An email this week from my reader – sorry, a reader – suggested that the BBC's show-court tennis commentator Andrew Castle might possibly be "unctuous", maybe "toe-curling", hell, might even be a "thump-the-mute-button cringe-maker".
Now John Inverdale, I'll give you. There should be a law against John Inverdale. But – and maybe I'm losing my bully-boy touch – Castle doesn't seem so bad to me. Not too intrusive, only averagely cliché-laden, a decent foil for John McEnroe...
He did, however, ask possibly the most redundant question in the history of sports broadcasting this week. On Monday, as Andy Murray and Richard Gasquet walked out for the fourth set of their fourth-round tie on a tense Centre Court, he asked the viewers: "Are you watching this on the TV?" The only answer was a question, something along the lines of: "What are you banging on about, you blithering idiot?"

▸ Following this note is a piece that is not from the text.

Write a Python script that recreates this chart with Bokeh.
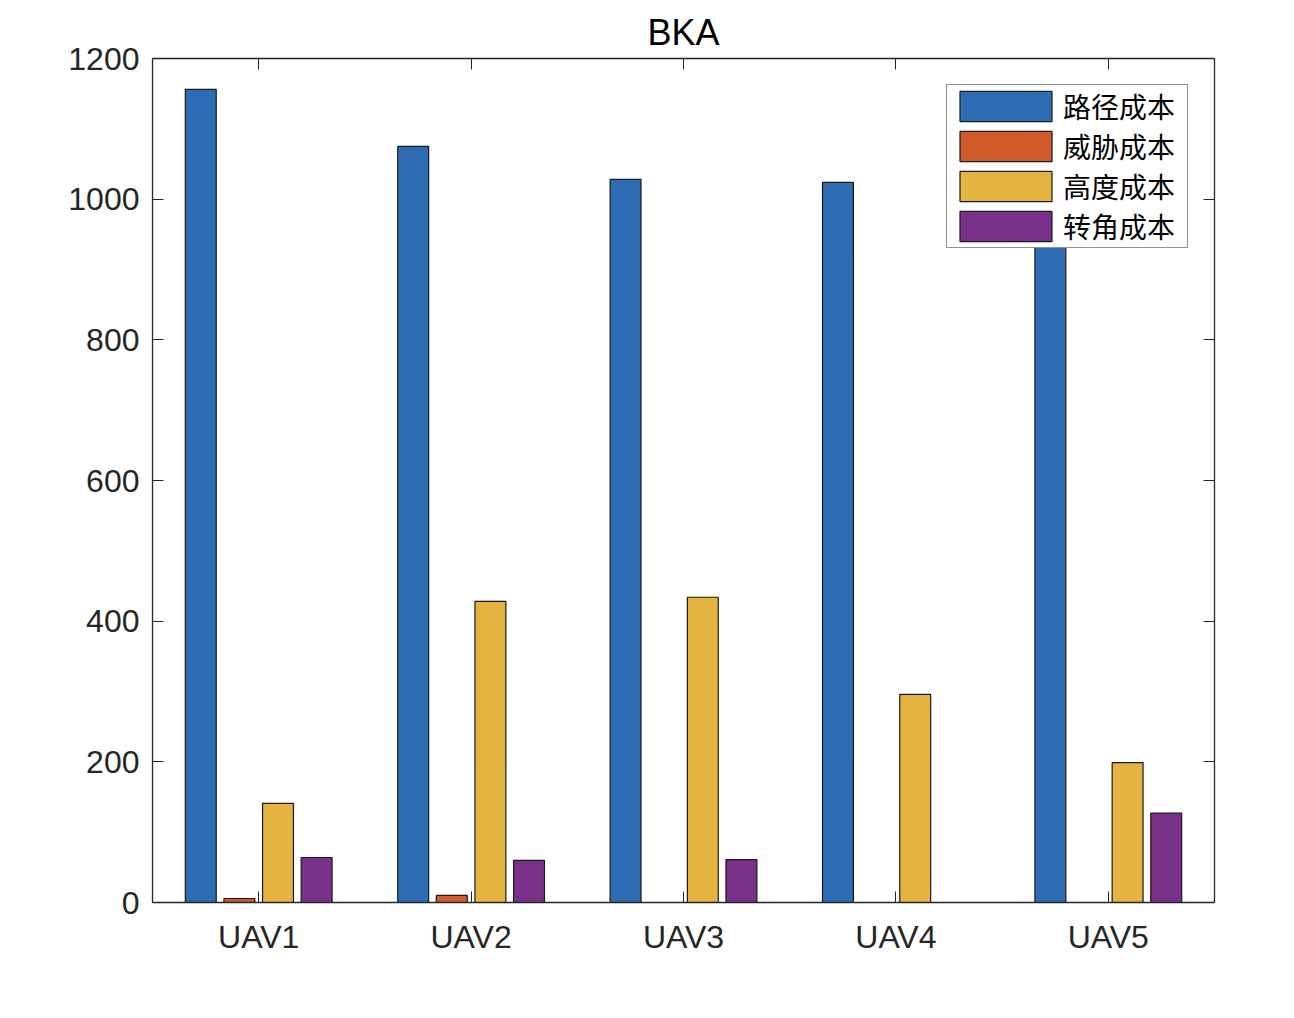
from bokeh.plotting import figure
from bokeh.models import ColumnDataSource, FixedTicker, LinearAxis, Range1d, Legend, LegendItem
from bokeh.embed import file_html
from bokeh.resources import INLINE

categories = ["UAV1", "UAV2", "UAV3", "UAV4", "UAV5"]
series_names = ["路径成本", "威胁成本", "高度成本", "转角成本"]
path_cost = [1156, 1075, 1028, 1024, 990]
threat_cost = [5.7, 10, 0, 0, 0]
height_cost = [141, 428, 434, 296, 199]
turn_cost = [64, 60, 61, 0, 127]
y_ticks = [0, 200, 400, 600, 800, 1000, 1200]

colors = ["#2E6DB4", "#CF5A2A", "#E4B340", "#7A3189"]
series = [path_cost, threat_cost, height_cost, turn_cost]
offsets = [-0.2727, -0.0909, 0.0909, 0.2727]
bar_w = 0.1455

FONT = "Liberation Sans"
AX = "#262626"

p = figure(width=1278, height=1002, output_backend="svg", toolbar_location=None,
           x_range=Range1d(0.5, 5.5), y_range=Range1d(0, 1200),
           min_border_left=152, min_border_right=64, min_border_top=58, min_border_bottom=100,
           title="BKA", x_axis_type=None, y_axis_type=None)
p.title.align = "center"
p.title.text_font = FONT
p.title.text_font_size = "36px"
p.title.text_font_style = "normal"
p.title.text_color = "#000000"
p.title.standoff = 12
p.grid.visible = False
p.outline_line_color = None
p.background_fill_color = "white"
p.border_fill_color = "white"

xs = list(range(1, len(categories) + 1))
items = []
for name, vals, col, off in zip(series_names, series, colors, offsets):
    src = ColumnDataSource(dict(x=[xi + off for xi in xs], top=vals))
    r = p.vbar(x="x", top="top", bottom=0, width=bar_w, source=src,
               fill_color=col, line_color="#1a1a1a", line_width=1.2)
    items.append(LegendItem(label=name, renderers=[r]))

xt = FixedTicker(ticks=xs)
yt = FixedTicker(ticks=y_ticks)

def style(ax, labels=True):
    ax.axis_line_color = AX
    ax.axis_line_width = 1.3
    ax.major_tick_line_color = AX
    ax.major_tick_in = 11
    ax.major_tick_out = 0
    ax.minor_tick_line_color = None
    ax.major_label_text_font = FONT
    ax.major_label_text_font_size = "32px"
    ax.major_label_text_color = AX
    if not labels:
        ax.major_label_overrides = {t: "" for t in ax.ticker.ticks}
        ax.major_label_standoff = 0

bx = LinearAxis(ticker=xt, major_label_overrides={i + 1: c for i, c in enumerate(categories)})
style(bx)
bx.major_label_standoff = 16
p.add_layout(bx, "below")
ly = LinearAxis(ticker=yt)
style(ly)
ly.major_label_standoff = 13
p.add_layout(ly, "left")
ry = LinearAxis(ticker=yt)
style(ry, labels=False)
p.add_layout(ry, "right")
ax_top = LinearAxis(ticker=xt)
style(ax_top, labels=False)
p.add_layout(ax_top, "above")

legend = Legend(items=items, location="top_right")
legend.margin = 26
legend.padding = 1
legend.spacing = 0
legend.glyph_width = 115
legend.glyph_height = 38
legend.label_height = 28
legend.label_width = 123
legend.label_standoff = 0
legend.label_text_font = "Noto Sans CJK SC"
legend.label_text_font_size = "28px"
legend.label_text_color = "#000000"
legend.border_line_color = AX
legend.border_line_width = 1.3
legend.background_fill_alpha = 1.0
p.add_layout(legend, "center")

open("out.html", "w").write(file_html(p, INLINE))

Castle doesn't tend to excessive jingoism either, which is refreshing in a fortnight clogged to the arteries with it. By the time Murray was staring victory in the face on Monday, however, his carapace of objectivity had slipped more than somewhat. When Gasquet challenged a line call in the final game it was the last act of a desperate man. "Hah! It's miles in!" Castle crowed.
McEnroe – as usual, the star of the whole Wimbledon show – was strutting his funny stuff on "6-Love-6" (Radio 5 Live, Tuesday). First up was Marcus from Cambridge, whose opening gambit was: "It's about Alex Bogdanovic..." There's probably a scientific term for the shortest measured unit of time known to man; it took less time than that for McEnroe to stomp on Marcus from Cambridge.
"Oh, forget that," he spat. "Can we move on? He's 0 for 7 here. Next! Thank you for the call. Hilary from the Isle of Man. Alex Bogdanovic – I mean, Jesus, no offence. Shall we talk about Miles McLagan [now part of Team Murray] and his results here, Tim?"
Henman thought for a second, picking out the perfect witty riposte from among the dozens surely playing around his mind.
"No," he said.
A little while later Henman was stumped, to mix metaphors, by a caller who wanted to know why a backhand was called a backhand.
"A. Backhand. Is. A. Shot. That. Comes. Off. The. Back. Of. The. Hand," he intoned, shifting up into comic overdrive and putting on his best Dalek voice.
Then came an interview with Murray's victim that day, Fabrice Santoro – except, wait a minute. Fabrice Santoro? Didn't Murray see off "the Magician" in the first week? Then the truth dawned: the Beeb's listen-again facility is currently running a week-old show, with the first Tuesday's programme where the second Tuesday's should be.
It's all very well having a swanky website with 360-degree views of the Terrace Restaurant, Tarango 'n' Cash podcasts and replays of rain-delay funnies from the studio. But you need to get the basics right first.